[What is expected]
Nothing but the lines from the top of the data to the line holding "plt.rcParams['font.family'] = ['Liberation" should be printed, word for word and both ends included; leave the pictures out.

━━━━

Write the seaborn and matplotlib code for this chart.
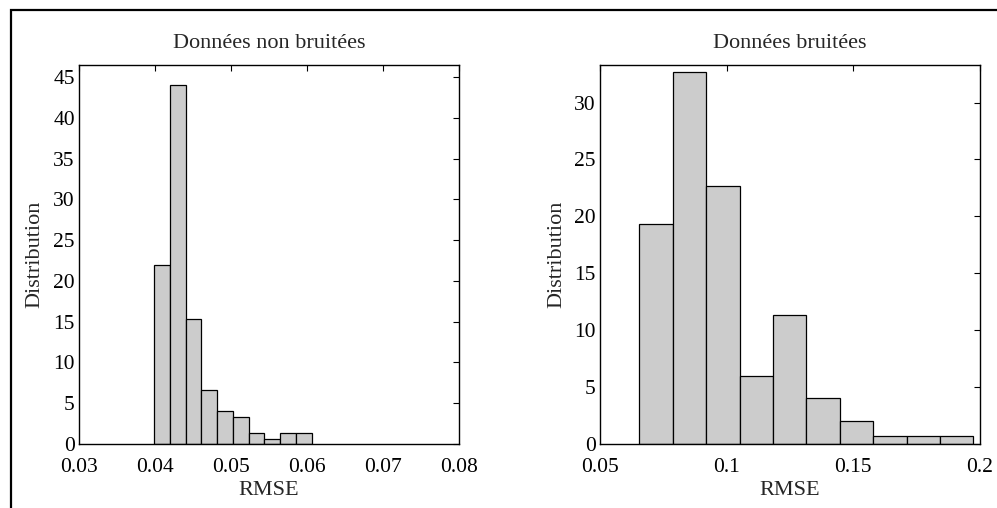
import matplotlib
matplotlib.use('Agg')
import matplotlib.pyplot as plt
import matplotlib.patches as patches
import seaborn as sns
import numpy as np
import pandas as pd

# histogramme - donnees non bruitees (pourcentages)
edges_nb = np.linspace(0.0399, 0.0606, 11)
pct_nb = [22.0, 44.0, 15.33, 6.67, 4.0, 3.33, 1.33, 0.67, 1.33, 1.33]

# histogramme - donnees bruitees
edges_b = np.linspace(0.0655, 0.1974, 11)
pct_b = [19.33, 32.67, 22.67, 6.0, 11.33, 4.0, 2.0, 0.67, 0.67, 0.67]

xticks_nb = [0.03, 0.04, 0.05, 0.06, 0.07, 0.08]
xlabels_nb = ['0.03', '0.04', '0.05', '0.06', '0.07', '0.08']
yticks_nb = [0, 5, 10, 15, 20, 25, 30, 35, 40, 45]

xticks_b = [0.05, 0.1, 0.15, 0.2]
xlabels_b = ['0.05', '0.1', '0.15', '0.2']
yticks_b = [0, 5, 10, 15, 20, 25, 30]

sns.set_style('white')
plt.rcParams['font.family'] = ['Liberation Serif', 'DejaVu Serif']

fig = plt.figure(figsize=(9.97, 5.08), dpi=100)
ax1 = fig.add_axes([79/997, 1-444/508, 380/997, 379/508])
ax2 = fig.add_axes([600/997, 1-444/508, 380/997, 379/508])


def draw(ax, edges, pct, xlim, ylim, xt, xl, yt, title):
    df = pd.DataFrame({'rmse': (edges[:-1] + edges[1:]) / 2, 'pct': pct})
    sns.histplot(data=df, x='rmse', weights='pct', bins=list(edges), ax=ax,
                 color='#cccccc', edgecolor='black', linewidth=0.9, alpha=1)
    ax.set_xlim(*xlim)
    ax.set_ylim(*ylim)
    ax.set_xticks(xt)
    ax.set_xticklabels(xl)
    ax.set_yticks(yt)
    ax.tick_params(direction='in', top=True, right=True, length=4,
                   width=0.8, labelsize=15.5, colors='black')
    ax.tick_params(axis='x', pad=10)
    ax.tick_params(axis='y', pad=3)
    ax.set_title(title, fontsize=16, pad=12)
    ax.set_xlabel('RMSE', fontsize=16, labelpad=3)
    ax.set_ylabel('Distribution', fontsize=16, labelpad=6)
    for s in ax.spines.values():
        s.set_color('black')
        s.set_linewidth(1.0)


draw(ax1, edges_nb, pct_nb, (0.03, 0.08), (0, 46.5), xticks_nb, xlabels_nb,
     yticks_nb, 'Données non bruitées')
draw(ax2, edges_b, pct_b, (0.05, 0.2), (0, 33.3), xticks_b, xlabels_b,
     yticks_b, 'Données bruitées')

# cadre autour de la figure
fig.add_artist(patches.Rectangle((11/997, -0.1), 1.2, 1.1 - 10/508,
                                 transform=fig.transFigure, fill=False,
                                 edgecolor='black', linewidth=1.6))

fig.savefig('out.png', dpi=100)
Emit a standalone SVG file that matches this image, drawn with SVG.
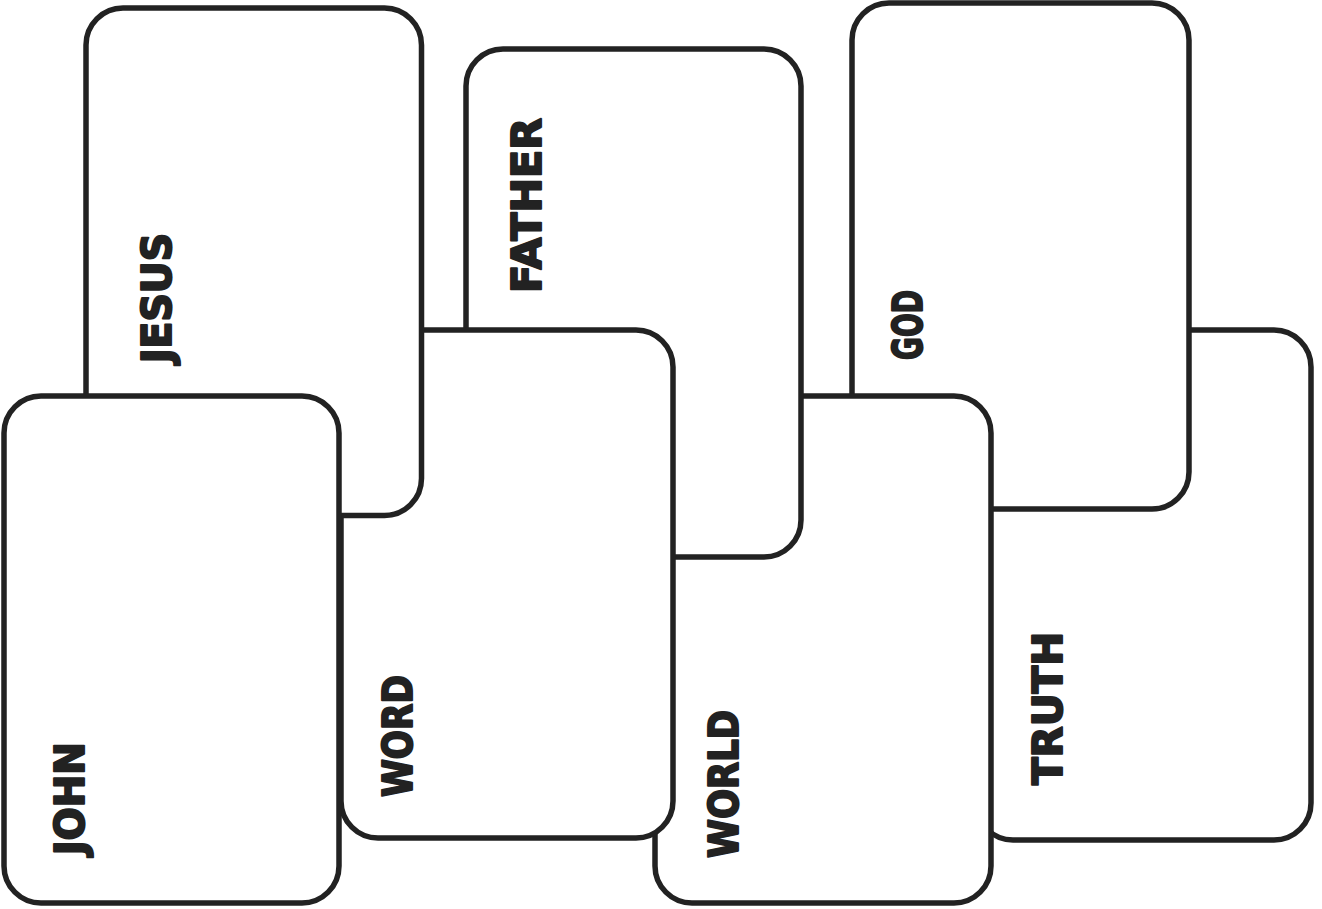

━━━━

[Worked solution]
Write the seaborn and matplotlib code for this chart.
import matplotlib
matplotlib.use('Agg')
import matplotlib.pyplot as plt
import matplotlib.patches as patches
import seaborn as sns
import numpy as np
import pandas as pd

# histogramme - donnees non bruitees (pourcentages)
edges_nb = np.linspace(0.0399, 0.0606, 11)
pct_nb = [22.0, 44.0, 15.33, 6.67, 4.0, 3.33, 1.33, 0.67, 1.33, 1.33]

# histogramme - donnees bruitees
edges_b = np.linspace(0.0655, 0.1974, 11)
pct_b = [19.33, 32.67, 22.67, 6.0, 11.33, 4.0, 2.0, 0.67, 0.67, 0.67]

xticks_nb = [0.03, 0.04, 0.05, 0.06, 0.07, 0.08]
xlabels_nb = ['0.03', '0.04', '0.05', '0.06', '0.07', '0.08']
yticks_nb = [0, 5, 10, 15, 20, 25, 30, 35, 40, 45]

xticks_b = [0.05, 0.1, 0.15, 0.2]
xlabels_b = ['0.05', '0.1', '0.15', '0.2']
yticks_b = [0, 5, 10, 15, 20, 25, 30]

sns.set_style('white')
plt.rcParams['font.family'] = ['Liberation Serif', 'DejaVu Serif']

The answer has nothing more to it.